I like the way Dennis Prager thinks, and I usually find myself agreeing with him. This time I don’t. As you may know, because it’s caused something of a stir in cyberspace (and, I understood, in the old media), Dennis Prager has challenged Keith Ellison’s decision to take his Congressional oath using the Koran, not the Bible. Here’s some of Prager’s position:
He should not be allowed to do so — not because of any American hostility to the Koran, but because the act undermines American civilization.
First, it is an act of hubris that perfectly exemplifies multiculturalist activism — my culture trumps America’s culture. What Ellison and his Muslim and leftist supporters are saying is that it is of no consequence what America holds as its holiest book; all that matters is what any individual holds to be his holiest book.
Forgive me, but America should not give a hoot what Keith Ellison’s favorite book is. Insofar as a member of Congress taking an oath to serve America and uphold its values is concerned, America is interested in only one book, the Bible. If you are incapable of taking an oath on that book, don’t serve in Congress. In your personal life, we will fight for your right to prefer any other book. We will even fight for your right to publish cartoons mocking our Bible. But, Mr. Ellison, America, not you, decides on what book its public servants take their oath.
You can read the rest here. I think Prager’s wrong: for an oath to have meaning, it has to be sworn on something that has moral resonance to the oath taker, and that promises rewards and punishments beyond those that man is capable of doling out. Otherwise, it’s just meaningless formalism.
I’ve actually thought about this a lot in connection with Courtroom oaths. In the old days, people used to place their hands on the Bible and swear “tell the truth, the whole truth, and nothing but the truth, so help me God.” What made that promise not to lie believable is that the oath taker was putting his eternal soul on the line. Lying wouldn’t be breaking a vow to the court, it would be breaking a promise to God.
Nowadays when you go into court (at least here in California), you just make a promise “to tell the truth, the whole truth, and nothing but the truth” — end of story. All that breaking the promise risks is a perjury charge, which is small potatoes compared to the old problem of eternal damnation.

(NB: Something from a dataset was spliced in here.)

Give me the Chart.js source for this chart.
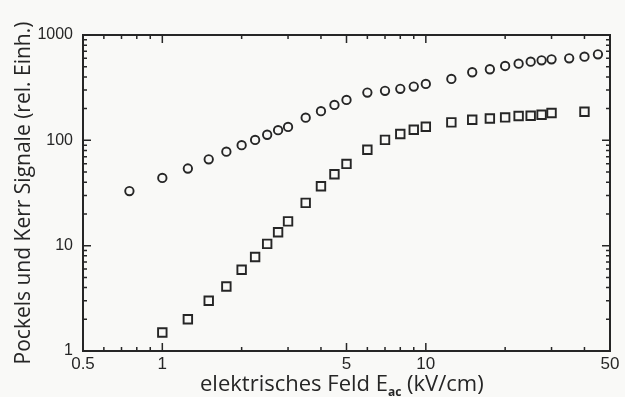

I’ve often found my own atheism problematic in this context. There is no external force keeping me honest. I happen to be honest because I was “raised right.” That is, my parents told me it was the appropriate behavior, and I bought into that. I’ve also concluded based on rational observation that society functions best if people can rely on each other to tell the truth. But if, in a given situation, that rationalism doesn’t seem to serve the purpose, there’s absolutely nothing to stop me from lying. As long as I don’t get caught in this world I, as an atheist, am not worried about punishment in the next.
All that this means is that, while I’m an atheist, I’d feel infinitely more comfortable in a courtroom filled with Bible-swearing believers — since I think that they’d be more likely than not to tell the truth regardless of any immediate benefits in the here and now that might result from a well-timed lie.
So to get back to Ellison. This January, Ellison is going to stand up and state the following:
I do solemnly swear (or affirm) that I will support and defend the Constitution of the United States against all enemies, foreign and domestic; that I will bear true faith and allegiance to the same; that I take this obligation freely, without any mental reservation or purpose of evasion; and that I will well and faithfully discharge the duties of the office on which I am about to enter: So help me God.
These are tremendously important words. He’s swearing fealty to American and all it stands for, and promising to help protect us against our enemies. It’s bad enough that I don’t trust him, and that I have the uncomfortable feeling that the meaning he attaches to those words is very different from that which I would wish. To the extent, though, that he does read them in more or less the same light I read them, I want him to take them very, very seriously, and to view them as absolutely binding — something he, an apparently devout Muslim, will not do if he swears on a text (the Bible) that has no relevance to his immortal soul.
UPDATE: I find accurate and very disturbing JJ’s comment that the Koran actually precludes the oath Ellison is supposed to swear to the Constitution. This means that, whether his hand’s on a Bible or the Koran, the oath is equally meaningless if he is as religious a man as he claims to be. Not only will he not believe what he’s swearing, but his core allegiance will be to the Constitution’s overthrow so that it can be replaced with Koranic law. One hopes he’s an electoral anomaly, and not the sign of things to come.